Is the usage of OpenDP appropriate?
Should we add more links to the docs site, or any more explanation?
The right accuracy conversion function to use depends on distribution in the summary, but it feels like the connection is very manual: "Look above to confirm that these match." Should I do something else?
I believe there is some connection between delta and the cutoff level in the graph, but can you remind me what it is?

Shoeboxam

Thanks for writing this up Chuck!

demo.ipynb

Shoeboxam · 2024-10-09T13:08:07Z

demo.ipynb

+    "    axes.bar(x_values_above, y_values_above, color=color, **shared)\n",
+    "    axes.bar(x_values_below, y_values_below, color=\"white\", **shared)\n",
+    "    axes.hlines([y_cutoff], 0, len(y_values), colors=[\"black\"], linestyles=[\"dotted\"])\n",


I see that you've made bars below the cutoff more faded by making their color white. Nice. I like the shorter code below, though. Maybe we should add a helper for making the error-bar'ed plot to the library.

What I can do now to simplify things is move this CSV generation code into a helper script. The bar plot was useful to make sure the distribution was plausible, but doesn't need to be kept.

demo.ipynb

Shoeboxam · 2024-10-09T14:11:46Z

demo.ipynb

+    }
+   ],
+   "source": [
+    "plot_histogram(grade_histogram, error=grade_histogram_95_accuracy, cutoff=50) # TODO: Set cutoff correctly."


Since you've specified public_info="keys" above, there is no thresholding/cutoff.
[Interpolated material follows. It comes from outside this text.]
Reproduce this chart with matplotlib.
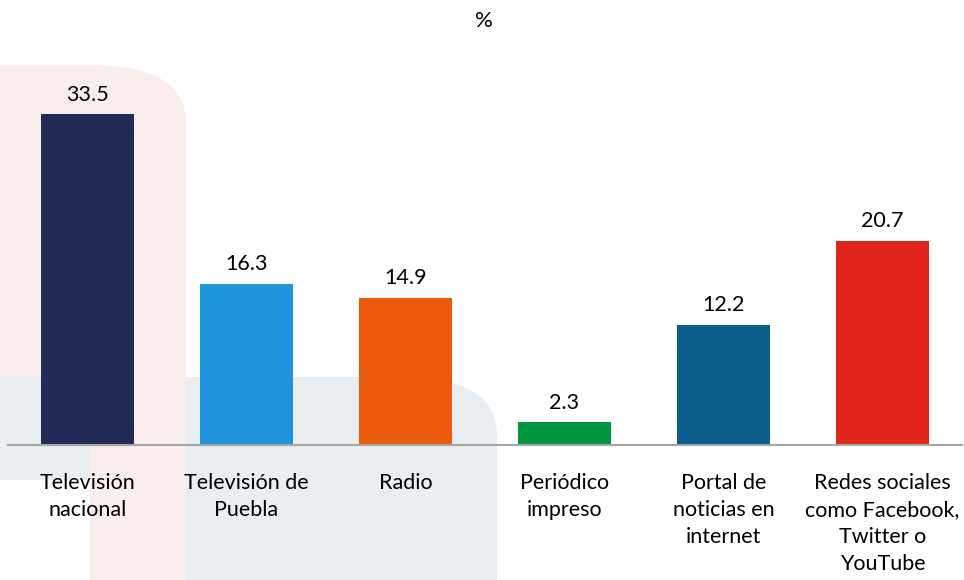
import matplotlib.pyplot as plt
from matplotlib.patches import FancyBboxPatch, Rectangle

# datos
categorias = ["Televisión\nnacional", "Televisión de\nPuebla", "Radio",
              "Periódico\nimpreso", "Portal de\nnoticias en\ninternet",
              "Redes sociales\ncomo Facebook,\nTwitter o\nYouTube"]
valores = [33.5, 16.3, 14.9, 2.3, 12.2, 20.7]
colores = ["#222B57", "#1F93DE", "#E95A0C", "#00963F", "#0B5E8B", "#E1251B"]

plt.rcParams['font.family'] = ['Lato', 'DejaVu Sans']

W, H = 964, 580
fig = plt.figure(figsize=(W / 100, H / 100), dpi=100)


def px(x0, y0, x1, y1):
    # caja en pixeles (origen arriba a la izquierda) -> fraccion de figura
    return x0 / W, 1 - y1 / H, (x1 - x0) / W, (y1 - y0) / H


# fondo decorativo
def caja(x0, y0, x1, y1, color, r=0.0):
    l, b, w, h = px(x0, y0, x1, y1)
    if r > 0:
        p = FancyBboxPatch((l - 0.1, b - 0.1), w + 0.1, h + 0.1,
                           boxstyle=f"round,pad=0,rounding_size={r}",
                           transform=fig.transFigure, fc=color, ec="none",
                           zorder=-5)
    else:
        p = Rectangle((l, b), w, h, transform=fig.transFigure,
                      fc=color, ec="none", zorder=-5)
    fig.patches.append(p)


caja(0, 65, 186, 580, "#FAEEEC", r=0.1)
caja(186, 377, 497, 580, "#E9EEF3", r=0.1)
caja(0, 377, 90, 480, "#E9EEF3")
caja(0, 480, 90, 580, "white")
caja(90, 372, 186, 580, "#FAEEEC")

# ejes
ax = fig.add_axes(px(8, 70, 962, 445))
ax.set_zorder(2)
ax.patch.set_alpha(0)
x = range(len(valores))
bars = ax.bar(x, valores, width=0.58, color=colores, zorder=2)
ax.set_xlim(-0.5, 5.5)
ax.set_ylim(0, 38)

for b, v in zip(bars, valores):
    ax.annotate(f"{v:.1f}", xy=(b.get_x() + b.get_width() / 2, v),
                xytext=(0, 7), textcoords="offset points",
                ha="center", va="bottom", fontsize=15.5, color="black")

ax.set_xticks(list(x))
ax.set_xticklabels(categorias, fontsize=15.5, linespacing=1.45, va="top")
ax.tick_params(axis="x", length=0, pad=20)
ax.set_yticks([])
for s in ["left", "top", "right"]:
    ax.spines[s].set_visible(False)
ax.spines["bottom"].set_color("#A6A6A6")
ax.spines["bottom"].set_linewidth(1.5)

fig.text(484 / W, 1 - 21 / H, "%", ha="center", va="center", fontsize=16)

fig.savefig("out.png", dpi=100)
You'd need to drop those descriptors and add a delta parameter. Then the threshold should appear in the summary table.

Sorry, I'm not understanding exactly what needs to change. There's already delta in the context:

privacy_loss=dp.loss_of(epsilon=epsilon, delta=delta),

but if I just change keys to lengths here:

("grade_bin",): dp.polars.Margin( max_partition_length=max_possible_rows, - public_info="keys", + public_info="lengths", ), ("class_year_bin",): dp.polars.Margin( max_partition_length=max_possible_rows, - public_info="keys", + public_info="lengths", ),

It errors at

grade_histogram_summary = grade_histogram_query.summarize()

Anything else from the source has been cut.